L’entrée en matière (aqueuse) du roman de Ron Rash est d’autant plus effroyable que l’empathie avec la jeune Ruth est immédiate et qu’elle se noie dans la tumultueuse Tamassee sous les yeux éperdus de ses parents, impuissants depuis la rive. Abattus et fracassés intérieurement, Ellen et Herb Kowalsky ne tiendront encore debout qu’avec une idée fixe, extraire coûte que coûte le corps de leur enfant de la rivière des Appalaches. Le cadavre sans sépulture gît sous des tonnes d’eau et les dangereux remous empêchent les repérages et le repêchage. Survient une possible solution technique en la personne de Pete Brennon avec la construction d’un barrage amovible au lieu-dit Wolf Cliff Falls le temps que le corps soit dégagé de ses prisons d’eau et de roche. Luke Miller, écologiste fervent, ne l’entend pas de cette oreille. La Tamassee est protégée par une loi fédérale, arrachée de haute lutte, qui précise qu’aucune intervention humaine ne peut atteindre à son intégrité. Miller croit fermement qu’une seule esquarre posée dans la règlementation fera voler en éclat la protection intégrale du site, les promoteurs n’attendant qu’un signe pour dépecer à leur profit le dernier lambeau sauvage et intact des Appalaches.
Ron Rash confronte des croyants fervents représentés d’un côté par les parents Kowalsky désireux de faire leur deuil à partir de la dépouille de leur enfant ensevelie en terre consacrée et d’un autre côté par le radicalisme de Luke Miller qui pense la rivière comme une entité vivante, sublimée et transcendante. La tragédie va se jouer à travers le regard de Maggie Green, une photographe de retour au pays pour couvrir l’événement, accompagnée d’Allen Hemphill, grand reporter chargé d’enquêter, d’interroger et de rédiger un article sur le drame mais le journaliste a vécu un traumatisme familial similaire et son regard risque d’être partial. Maggie, la narratrice, retrouve son père en fin de vie et les différends ressurgissent. Elle fraye à nouveau avec son passé, se remémore ses relations au sein de l’association de protection de la nature ainsi qu’avec son leader, Luke Miller.

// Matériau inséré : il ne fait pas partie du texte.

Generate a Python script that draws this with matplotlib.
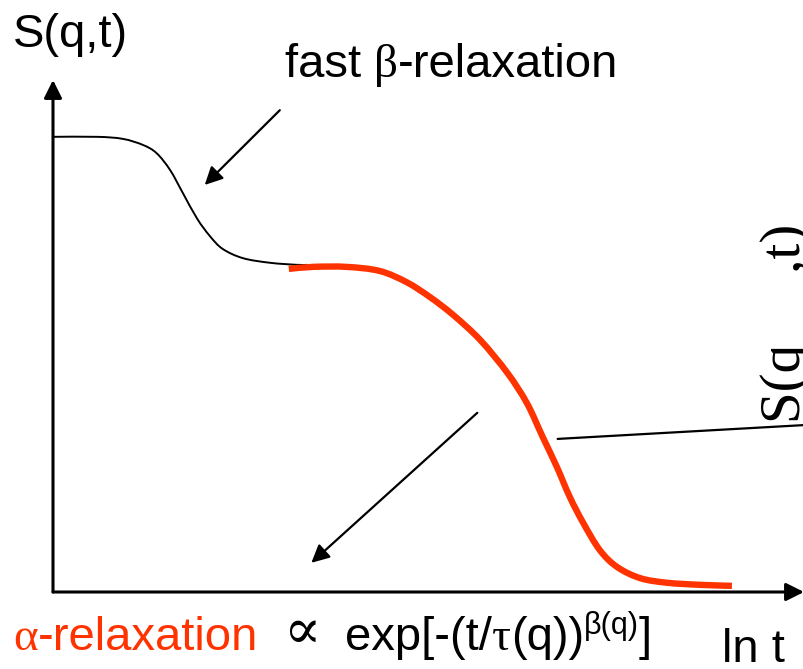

Bien que le roman date de 2004, postérieur de seulement deux ans à One Foot in Eden [Un Pied au paradis, ©2009 Le Masque], Ron Rash a su composer un récit crédible et prenant en l’enrichissant avec une galerie de personnages convaincants. Les dialogues sonnent juste et l’histoire individuelle prend une dimension universelle, parlant de la fragilité de la vie et de l’insistance des sentiments à ne jamais complètement mourir, de la beauté élégiaque de la nature, de la difficulté à se relever après avoir encaissé les coups du sort.